Aim of the exercise →
It is required that the lines from the top of the listing through the line with "(0,0) rectangle (503,408);" be reproduced exactly, excluding pictures.

··· Supplied data

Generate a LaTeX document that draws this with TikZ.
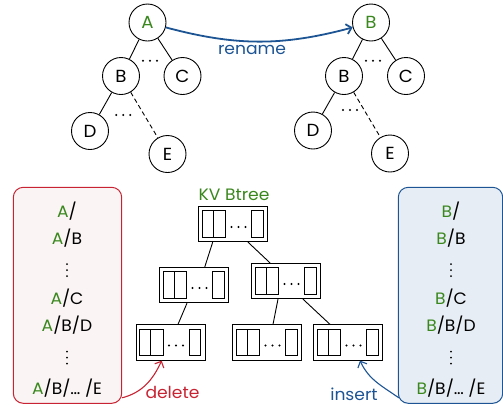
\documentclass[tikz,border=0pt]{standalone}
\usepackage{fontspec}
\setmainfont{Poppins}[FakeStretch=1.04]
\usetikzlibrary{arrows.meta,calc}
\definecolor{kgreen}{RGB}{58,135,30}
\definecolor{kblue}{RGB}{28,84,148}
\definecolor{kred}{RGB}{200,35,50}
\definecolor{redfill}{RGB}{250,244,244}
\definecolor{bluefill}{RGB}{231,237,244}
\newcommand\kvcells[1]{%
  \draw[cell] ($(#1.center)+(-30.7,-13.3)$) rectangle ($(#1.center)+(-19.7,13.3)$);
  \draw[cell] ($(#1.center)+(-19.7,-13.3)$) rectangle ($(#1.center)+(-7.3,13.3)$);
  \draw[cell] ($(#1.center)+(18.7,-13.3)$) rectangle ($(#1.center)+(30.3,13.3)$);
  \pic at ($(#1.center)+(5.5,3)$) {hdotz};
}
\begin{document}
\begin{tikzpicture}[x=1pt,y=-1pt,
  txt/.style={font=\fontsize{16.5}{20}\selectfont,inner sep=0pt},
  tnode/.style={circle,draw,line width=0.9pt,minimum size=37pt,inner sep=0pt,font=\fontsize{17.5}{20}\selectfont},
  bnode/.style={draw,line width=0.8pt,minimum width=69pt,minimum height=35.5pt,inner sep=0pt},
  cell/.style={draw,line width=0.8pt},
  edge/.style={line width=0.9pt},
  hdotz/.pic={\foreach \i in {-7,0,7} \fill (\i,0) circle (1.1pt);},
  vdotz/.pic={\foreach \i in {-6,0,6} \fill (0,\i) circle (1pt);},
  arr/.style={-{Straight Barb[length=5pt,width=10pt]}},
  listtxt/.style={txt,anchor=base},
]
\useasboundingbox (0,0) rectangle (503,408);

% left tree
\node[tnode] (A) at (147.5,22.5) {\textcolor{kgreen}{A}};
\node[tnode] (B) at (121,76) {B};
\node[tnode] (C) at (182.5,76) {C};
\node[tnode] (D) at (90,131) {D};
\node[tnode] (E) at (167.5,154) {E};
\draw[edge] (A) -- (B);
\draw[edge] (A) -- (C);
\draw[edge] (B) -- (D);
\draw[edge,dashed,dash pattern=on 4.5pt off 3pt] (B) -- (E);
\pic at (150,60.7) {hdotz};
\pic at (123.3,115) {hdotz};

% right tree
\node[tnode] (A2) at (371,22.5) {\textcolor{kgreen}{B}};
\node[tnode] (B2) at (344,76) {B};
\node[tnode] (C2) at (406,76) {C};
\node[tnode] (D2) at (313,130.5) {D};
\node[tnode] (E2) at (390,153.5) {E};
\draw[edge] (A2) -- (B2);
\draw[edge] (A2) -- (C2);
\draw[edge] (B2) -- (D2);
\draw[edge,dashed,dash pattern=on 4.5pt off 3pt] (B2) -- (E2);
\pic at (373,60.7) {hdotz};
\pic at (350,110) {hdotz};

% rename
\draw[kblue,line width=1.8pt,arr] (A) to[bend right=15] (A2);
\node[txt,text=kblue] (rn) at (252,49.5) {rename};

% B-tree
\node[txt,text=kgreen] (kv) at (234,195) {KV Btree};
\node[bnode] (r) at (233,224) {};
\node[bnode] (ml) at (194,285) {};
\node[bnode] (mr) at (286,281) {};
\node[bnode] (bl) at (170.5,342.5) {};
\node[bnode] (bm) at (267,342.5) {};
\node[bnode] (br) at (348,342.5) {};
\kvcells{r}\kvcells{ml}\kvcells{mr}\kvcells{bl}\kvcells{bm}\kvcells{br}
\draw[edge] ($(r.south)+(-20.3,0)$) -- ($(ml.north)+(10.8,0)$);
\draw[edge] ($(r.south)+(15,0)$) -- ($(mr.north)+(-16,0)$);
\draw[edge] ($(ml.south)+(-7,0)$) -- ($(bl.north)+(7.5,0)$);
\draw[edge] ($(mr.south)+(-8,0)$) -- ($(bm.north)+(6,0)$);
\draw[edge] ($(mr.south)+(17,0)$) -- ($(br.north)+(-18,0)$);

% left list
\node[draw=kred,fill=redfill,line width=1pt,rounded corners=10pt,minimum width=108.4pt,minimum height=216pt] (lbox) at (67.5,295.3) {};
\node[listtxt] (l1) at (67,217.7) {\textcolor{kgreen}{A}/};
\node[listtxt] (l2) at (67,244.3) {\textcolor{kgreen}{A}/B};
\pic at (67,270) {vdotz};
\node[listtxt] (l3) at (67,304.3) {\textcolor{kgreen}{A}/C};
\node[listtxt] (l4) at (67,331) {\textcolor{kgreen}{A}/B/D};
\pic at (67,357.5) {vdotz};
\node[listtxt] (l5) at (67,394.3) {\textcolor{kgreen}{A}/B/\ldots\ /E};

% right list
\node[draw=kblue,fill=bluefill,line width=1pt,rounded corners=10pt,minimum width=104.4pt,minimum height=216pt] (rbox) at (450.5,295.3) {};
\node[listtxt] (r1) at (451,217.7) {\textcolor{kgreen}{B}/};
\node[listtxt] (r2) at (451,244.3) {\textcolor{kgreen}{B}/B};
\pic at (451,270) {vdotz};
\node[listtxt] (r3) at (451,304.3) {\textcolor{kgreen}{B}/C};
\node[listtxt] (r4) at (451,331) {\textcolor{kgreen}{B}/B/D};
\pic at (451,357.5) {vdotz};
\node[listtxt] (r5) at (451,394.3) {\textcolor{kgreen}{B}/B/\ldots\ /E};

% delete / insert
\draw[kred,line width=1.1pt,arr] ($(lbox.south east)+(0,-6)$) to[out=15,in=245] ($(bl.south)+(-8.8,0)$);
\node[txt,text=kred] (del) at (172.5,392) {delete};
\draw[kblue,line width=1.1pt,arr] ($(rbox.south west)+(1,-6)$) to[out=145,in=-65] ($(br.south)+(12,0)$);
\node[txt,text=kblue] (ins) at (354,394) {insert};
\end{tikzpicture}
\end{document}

······

Response below →
Generate a LaTeX document that draws this with TikZ.
\documentclass[tikz,border=0pt]{standalone}
\usepackage{fontspec}
\setmainfont{Poppins}[FakeStretch=1.04]
\usetikzlibrary{arrows.meta,calc}
\definecolor{kgreen}{RGB}{58,135,30}
\definecolor{kblue}{RGB}{28,84,148}
\definecolor{kred}{RGB}{200,35,50}
\definecolor{redfill}{RGB}{250,244,244}
\definecolor{bluefill}{RGB}{231,237,244}
\newcommand\kvcells[1]{%
  \draw[cell] ($(#1.center)+(-30.7,-13.3)$) rectangle ($(#1.center)+(-19.7,13.3)$);
  \draw[cell] ($(#1.center)+(-19.7,-13.3)$) rectangle ($(#1.center)+(-7.3,13.3)$);
  \draw[cell] ($(#1.center)+(18.7,-13.3)$) rectangle ($(#1.center)+(30.3,13.3)$);
  \pic at ($(#1.center)+(5.5,3)$) {hdotz};
}
\begin{document}
\begin{tikzpicture}[x=1pt,y=-1pt,
  txt/.style={font=\fontsize{16.5}{20}\selectfont,inner sep=0pt},
  tnode/.style={circle,draw,line width=0.9pt,minimum size=37pt,inner sep=0pt,font=\fontsize{17.5}{20}\selectfont},
  bnode/.style={draw,line width=0.8pt,minimum width=69pt,minimum height=35.5pt,inner sep=0pt},
  cell/.style={draw,line width=0.8pt},
  edge/.style={line width=0.9pt},
  hdotz/.pic={\foreach \i in {-7,0,7} \fill (\i,0) circle (1.1pt);},
  vdotz/.pic={\foreach \i in {-6,0,6} \fill (0,\i) circle (1pt);},
  arr/.style={-{Straight Barb[length=5pt,width=10pt]}},
  listtxt/.style={txt,anchor=base},
]
\useasboundingbox (0,0) rectangle (503,408);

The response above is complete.